- [What the task requires]:
Leave out every picture, then transcribe the rest of the listing exactly.

- [Dataset content]:
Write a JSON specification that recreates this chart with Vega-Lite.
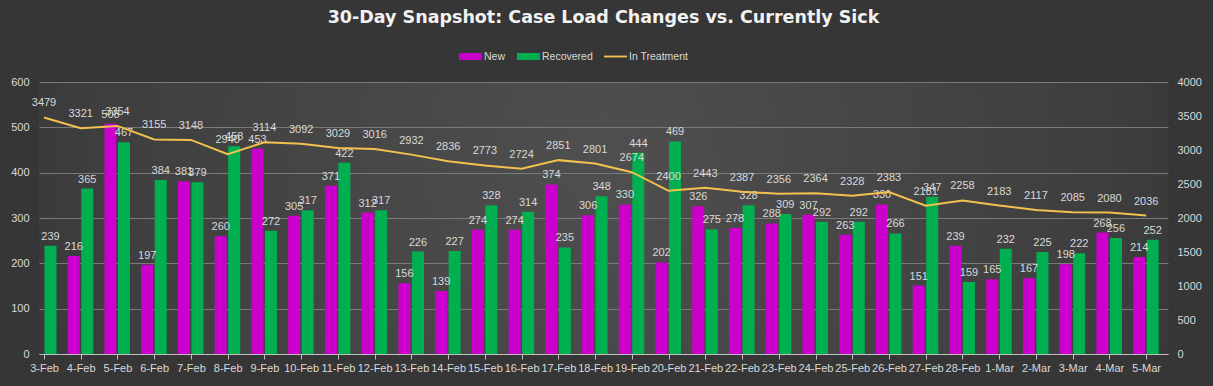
{
  "$schema": "https://vega.github.io/schema/vega-lite/v6.json",
  "width": 1129,
  "height": 272,
  "autosize": "none",
  "padding": {"left": 39, "top": 82, "right": 45, "bottom": 32},
  "background": "#363636",
  "title": {
    "text": "30-Day Snapshot:  Case Load Changes vs. Currently Sick",
    "font": "DejaVu Sans",
    "fontSize": 17.5,
    "fontWeight": "bold",
    "color": "#f2f2f2",
    "anchor": "middle",
    "frame": "group",
    "offset": 19
  },
  "config": {
    "view": {
      "stroke": null,
      "fill": {
        "gradient": "radial",
        "x1": 0.5, "y1": 0.45, "r1": 0,
        "x2": 0.5, "y2": 0.45, "r2": 0.75,
        "stops": [
          {"offset": 0, "color": "#4f4f4f"},
          {"offset": 0.6, "color": "#3e3e3e"},
          {"offset": 1, "color": "#2a2a2a"}
        ]
      }
    },
    "axis": {
      "labelColor": "#d9d9d9",
      "labelFont": "Liberation Sans",
      "labelFontSize": 11,
      "titleColor": "#d9d9d9"
    }
  },
  "data": {
    "values": [
      {"date": "2021-02-03", "New": null, "Recovered": 239, "InTreatment": 3479},
      {"date": "2021-02-04", "New": 216, "Recovered": 365, "InTreatment": 3321},
      {"date": "2021-02-05", "New": 508, "Recovered": 467, "InTreatment": 3354},
      {"date": "2021-02-06", "New": 197, "Recovered": 384, "InTreatment": 3155},
      {"date": "2021-02-07", "New": 381, "Recovered": 379, "InTreatment": 3148},
      {"date": "2021-02-08", "New": 260, "Recovered": 458, "InTreatment": 2940},
      {"date": "2021-02-09", "New": 453, "Recovered": 272, "InTreatment": 3114},
      {"date": "2021-02-10", "New": 305, "Recovered": 317, "InTreatment": 3092},
      {"date": "2021-02-11", "New": 371, "Recovered": 422, "InTreatment": 3029},
      {"date": "2021-02-12", "New": 312, "Recovered": 317, "InTreatment": 3016},
      {"date": "2021-02-13", "New": 156, "Recovered": 226, "InTreatment": 2932},
      {"date": "2021-02-14", "New": 139, "Recovered": 227, "InTreatment": 2836},
      {"date": "2021-02-15", "New": 274, "Recovered": 328, "InTreatment": 2773},
      {"date": "2021-02-16", "New": 274, "Recovered": 314, "InTreatment": 2724},
      {"date": "2021-02-17", "New": 374, "Recovered": 235, "InTreatment": 2851},
      {"date": "2021-02-18", "New": 306, "Recovered": 348, "InTreatment": 2801},
      {"date": "2021-02-19", "New": 330, "Recovered": 444, "InTreatment": 2674},
      {"date": "2021-02-20", "New": 202, "Recovered": 469, "InTreatment": 2400},
      {"date": "2021-02-21", "New": 326, "Recovered": 275, "InTreatment": 2443},
      {"date": "2021-02-22", "New": 278, "Recovered": 328, "InTreatment": 2387},
      {"date": "2021-02-23", "New": 288, "Recovered": 309, "InTreatment": 2356},
      {"date": "2021-02-24", "New": 307, "Recovered": 292, "InTreatment": 2364},
      {"date": "2021-02-25", "New": 263, "Recovered": 292, "InTreatment": 2328},
      {"date": "2021-02-26", "New": 330, "Recovered": 266, "InTreatment": 2383},
      {"date": "2021-02-27", "New": 151, "Recovered": 347, "InTreatment": 2181},
      {"date": "2021-02-28", "New": 239, "Recovered": 159, "InTreatment": 2258},
      {"date": "2021-03-01", "New": 165, "Recovered": 232, "InTreatment": 2183},
      {"date": "2021-03-02", "New": 167, "Recovered": 225, "InTreatment": 2117},
      {"date": "2021-03-03", "New": 198, "Recovered": 222, "InTreatment": 2085},
      {"date": "2021-03-04", "New": 268, "Recovered": 256, "InTreatment": 2080},
      {"date": "2021-03-05", "New": 214, "Recovered": 252, "InTreatment": 2036}
    ]
  },
  "encoding": {
    "x": {
      "field": "date",
      "type": "temporal",
      "scale": {
        "type": "utc",
        "domain": [
          {"year": 2021, "month": 2, "date": 3, "utc": true},
          {"year": 2021, "month": 3, "date": 5, "hours": 11, "utc": true}
        ]
      },
      "axis": {
        "title": null,
        "labelExpr": "utcFormat(datum.value, '%-d-%b')",
        "tickCount": {"interval": "day", "step": 1},
        "labelOverlap": false,
        "grid": false,
        "domainColor": "#bfbfbf",
        "tickColor": "#bfbfbf",
        "tickSize": 5,
        "labelPadding": 3,
        "labelFlush": false
      }
    }
  },
  "layer": [
    {
      "encoding": {
        "y": {
          "type": "quantitative",
          "scale": {"domain": [0, 600], "nice": false},
          "axis": {
            "title": null,
            "values": [0, 100, 200, 300, 400, 500, 600],
            "domain": false,
            "ticks": false,
            "labelPadding": 10,
            "grid": true,
            "gridColor": "#7a7a7a",
            "gridWidth": 1
          }
        }
      },
      "layer": [
        {
          "mark": {"type": "bar", "width": 12, "xOffset": -7},
          "encoding": {
            "y": {"field": "New", "type": "quantitative"},
            "color": {
              "datum": "New",
              "type": "nominal",
              "scale": {
                "domain": ["New", "Recovered", "In Treatment"],
                "range": ["#CC00CC", "#00B050", "#F2C14E"]
              },
              "legend": {
                "orient": "none",
                "legendX": 420,
                "legendY": -37,
                "direction": "horizontal",
                "title": null,
                "labelColor": "#d9d9d9",
                "labelFont": "Liberation Sans",
                "labelFontSize": 10.5,
                "symbolSize": 529,
                "columnPadding": 11,
                "labelOffset": 2,
                "symbolStrokeWidth": 0,
                "encode": {
                  "symbols": {
                    "update": {
                      "shape": {"signal": "datum.value === 'In Treatment' ? 'M-1,-0.08H1V0.08H-1Z' : 'M-1,-0.3H1V0.3H-1Z'"},
                      "fill": {"signal": "scale('color', datum.value)"},
                      "fillOpacity": {"value": 1},
                      "strokeWidth": {"value": 0}
                    }
                  }
                }
              }
            }
          }
        },
        {
          "mark": {"type": "bar", "width": 12, "xOffset": 6.5},
          "encoding": {
            "y": {"field": "Recovered", "type": "quantitative"},
            "color": {"datum": "Recovered", "type": "nominal"}
          }
        },
        {
          "mark": {"type": "text", "xOffset": -7, "dy": -9, "color": "#d9d9d9", "font": "Liberation Sans", "fontSize": 11},
          "encoding": {
            "y": {"field": "New", "type": "quantitative"},
            "text": {"field": "New", "type": "quantitative"}
          }
        },
        {
          "mark": {"type": "text", "xOffset": 6.5, "dy": -9, "color": "#d9d9d9", "font": "Liberation Sans", "fontSize": 11},
          "encoding": {
            "y": {"field": "Recovered", "type": "quantitative"},
            "text": {"field": "Recovered", "type": "quantitative"}
          }
        }
      ]
    },
    {
      "encoding": {
        "y": {
          "field": "InTreatment",
          "type": "quantitative",
          "scale": {"domain": [0, 4000], "nice": false},
          "axis": {
            "title": null,
            "orient": "right",
            "format": "d",
            "values": [0, 500, 1000, 1500, 2000, 2500, 3000, 3500, 4000],
            "domain": false,
            "ticks": false,
            "grid": false,
            "labelPadding": 9
          }
        }
      },
      "layer": [
        {
          "mark": {"type": "line", "strokeWidth": 2},
          "encoding": {
            "color": {"datum": "In Treatment", "type": "nominal"}
          }
        },
        {
          "mark": {"type": "text", "dy": -14, "color": "#d9d9d9", "font": "Liberation Sans", "fontSize": 11},
          "encoding": {
            "text": {"field": "InTreatment", "type": "quantitative"}
          }
        }
      ]
    }
  ],
  "resolve": {"scale": {"y": "independent"}}
}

- [Exercise solution]:
Write a JSON specification that recreates this chart with Vega-Lite.
{
  "$schema": "https://vega.github.io/schema/vega-lite/v6.json",
  "width": 1129,
  "height": 272,
  "autosize": "none",
  "padding": {"left": 39, "top": 82, "right": 45, "bottom": 32},
  "background": "#363636",
  "title": {
    "text": "30-Day Snapshot:  Case Load Changes vs. Currently Sick",
    "font": "DejaVu Sans",
    "fontSize": 17.5,
    "fontWeight": "bold",
    "color": "#f2f2f2",
    "anchor": "middle",
    "frame": "group",
    "offset": 19
  },
  "config": {
    "view": {
      "stroke": null,
      "fill": {
        "gradient": "radial",
        "x1": 0.5, "y1": 0.45, "r1": 0,
        "x2": 0.5, "y2": 0.45, "r2": 0.75,
        "stops": [
          {"offset": 0, "color": "#4f4f4f"},
          {"offset": 0.6, "color": "#3e3e3e"},
          {"offset": 1, "color": "#2a2a2a"}
        ]
      }
    },
    "axis": {
      "labelColor": "#d9d9d9",
      "labelFont": "Liberation Sans",
      "labelFontSize": 11,
      "titleColor": "#d9d9d9"
    }
  },
  "data": {
    "values": [
      {"date": "2021-02-03", "New": null, "Recovered": 239, "InTreatment": 3479},
      {"date": "2021-02-04", "New": 216, "Recovered": 365, "InTreatment": 3321},
      {"date": "2021-02-05", "New": 508, "Recovered": 467, "InTreatment": 3354},
      {"date": "2021-02-06", "New": 197, "Recovered": 384, "InTreatment": 3155},
      {"date": "2021-02-07", "New": 381, "Recovered": 379, "InTreatment": 3148},
      {"date": "2021-02-08", "New": 260, "Recovered": 458, "InTreatment": 2940},
      {"date": "2021-02-09", "New": 453, "Recovered": 272, "InTreatment": 3114},
      {"date": "2021-02-10", "New": 305, "Recovered": 317, "InTreatment": 3092},
      {"date": "2021-02-11", "New": 371, "Recovered": 422, "InTreatment": 3029},
      {"date": "2021-02-12", "New": 312, "Recovered": 317, "InTreatment": 3016},
      {"date": "2021-02-13", "New": 156, "Recovered": 226, "InTreatment": 2932},
      {"date": "2021-02-14", "New": 139, "Recovered": 227, "InTreatment": 2836},
      {"date": "2021-02-15", "New": 274, "Recovered": 328, "InTreatment": 2773},
      {"date": "2021-02-16", "New": 274, "Recovered": 314, "InTreatment": 2724},
      {"date": "2021-02-17", "New": 374, "Recovered": 235, "InTreatment": 2851},
      {"date": "2021-02-18", "New": 306, "Recovered": 348, "InTreatment": 2801},
      {"date": "2021-02-19", "New": 330, "Recovered": 444, "InTreatment": 2674},
      {"date": "2021-02-20", "New": 202, "Recovered": 469, "InTreatment": 2400},
      {"date": "2021-02-21", "New": 326, "Recovered": 275, "InTreatment": 2443},
      {"date": "2021-02-22", "New": 278, "Recovered": 328, "InTreatment": 2387},
      {"date": "2021-02-23", "New": 288, "Recovered": 309, "InTreatment": 2356},
      {"date": "2021-02-24", "New": 307, "Recovered": 292, "InTreatment": 2364},
      {"date": "2021-02-25", "New": 263, "Recovered": 292, "InTreatment": 2328},
      {"date": "2021-02-26", "New": 330, "Recovered": 266, "InTreatment": 2383},
      {"date": "2021-02-27", "New": 151, "Recovered": 347, "InTreatment": 2181},
      {"date": "2021-02-28", "New": 239, "Recovered": 159, "InTreatment": 2258},
      {"date": "2021-03-01", "New": 165, "Recovered": 232, "InTreatment": 2183},
      {"date": "2021-03-02", "New": 167, "Recovered": 225, "InTreatment": 2117},
      {"date": "2021-03-03", "New": 198, "Recovered": 222, "InTreatment": 2085},
      {"date": "2021-03-04", "New": 268, "Recovered": 256, "InTreatment": 2080},
      {"date": "2021-03-05", "New": 214, "Recovered": 252, "InTreatment": 2036}
    ]
  },
  "encoding": {
    "x": {
      "field": "date",
      "type": "temporal",
      "scale": {
        "type": "utc",
        "domain": [
          {"year": 2021, "month": 2, "date": 3, "utc": true},
          {"year": 2021, "month": 3, "date": 5, "hours": 11, "utc": true}
        ]
      },
      "axis": {
        "title": null,
        "labelExpr": "utcFormat(datum.value, '%-d-%b')",
        "tickCount": {"interval": "day", "step": 1},
        "labelOverlap": false,
        "grid": false,
        "domainColor": "#bfbfbf",
        "tickColor": "#bfbfbf",
        "tickSize": 5,
        "labelPadding": 3,
        "labelFlush": false
      }
    }
  },
  "layer": [
    {
      "encoding": {
        "y": {
          "type": "quantitative",
          "scale": {"domain": [0, 600], "nice": false},
          "axis": {
            "title": null,
            "values": [0, 100, 200, 300, 400, 500, 600],
            "domain": false,
            "ticks": false,
            "labelPadding": 10,
            "grid": true,
            "gridColor": "#7a7a7a",
            "gridWidth": 1
          }
        }
      },
      "layer": [
        {
          "mark": {"type": "bar", "width": 12, "xOffset": -7},
          "encoding": {
            "y": {"field": "New", "type": "quantitative"},
            "color": {
              "datum": "New",
              "type": "nominal",
              "scale": {
                "domain": ["New", "Recovered", "In Treatment"],
                "range": ["#CC00CC", "#00B050", "#F2C14E"]
              },
              "legend": {
                "orient": "none",
                "legendX": 420,
                "legendY": -37,
                "direction": "horizontal",
                "title": null,
                "labelColor": "#d9d9d9",
                "labelFont": "Liberation Sans",
                "labelFontSize": 10.5,
                "symbolSize": 529,
                "columnPadding": 11,
                "labelOffset": 2,
                "symbolStrokeWidth": 0,
                "encode": {
                  "symbols": {
                    "update": {
                      "shape": {"signal": "datum.value === 'In Treatment' ? 'M-1,-0.08H1V0.08H-1Z' : 'M-1,-0.3H1V0.3H-1Z'"},
                      "fill": {"signal": "scale('color', datum.value)"},
                      "fillOpacity": {"value": 1},
                      "strokeWidth": {"value": 0}
                    }
                  }
                }
              }
            }
          }
        },
        {
          "mark": {"type": "bar", "width": 12, "xOffset": 6.5},
          "encoding": {
            "y": {"field": "Recovered", "type": "quantitative"},
            "color": {"datum": "Recovered", "type": "nominal"}
          }
        },
        {
          "mark": {"type": "text", "xOffset": -7, "dy": -9, "color": "#d9d9d9", "font": "Liberation Sans", "fontSize": 11},
          "encoding": {
            "y": {"field": "New", "type": "quantitative"},
            "text": {"field": "New", "type": "quantitative"}
          }
        },
        {
          "mark": {"type": "text", "xOffset": 6.5, "dy": -9, "color": "#d9d9d9", "font": "Liberation Sans", "fontSize": 11},
          "encoding": {
            "y": {"field": "Recovered", "type": "quantitative"},
            "text": {"field": "Recovered", "type": "quantitative"}
          }
        }
      ]
    },
    {
      "encoding": {
        "y": {
          "field": "InTreatment",
          "type": "quantitative",
          "scale": {"domain": [0, 4000], "nice": false},
          "axis": {
            "title": null,
            "orient": "right",
            "format": "d",
            "values": [0, 500, 1000, 1500, 2000, 2500, 3000, 3500, 4000],
            "domain": false,
            "ticks": false,
            "grid": false,
            "labelPadding": 9
          }
        }
      },
      "layer": [
        {
          "mark": {"type": "line", "strokeWidth": 2},
          "encoding": {
            "color": {"datum": "In Treatment", "type": "nominal"}
          }
        },
        {
          "mark": {"type": "text", "dy": -14, "color": "#d9d9d9", "font": "Liberation Sans", "fontSize": 11},
          "encoding": {
            "text": {"field": "InTreatment", "type": "quantitative"}
          }
        }
      ]
    }
  ],
  "resolve": {"scale": {"y": "independent"}}
}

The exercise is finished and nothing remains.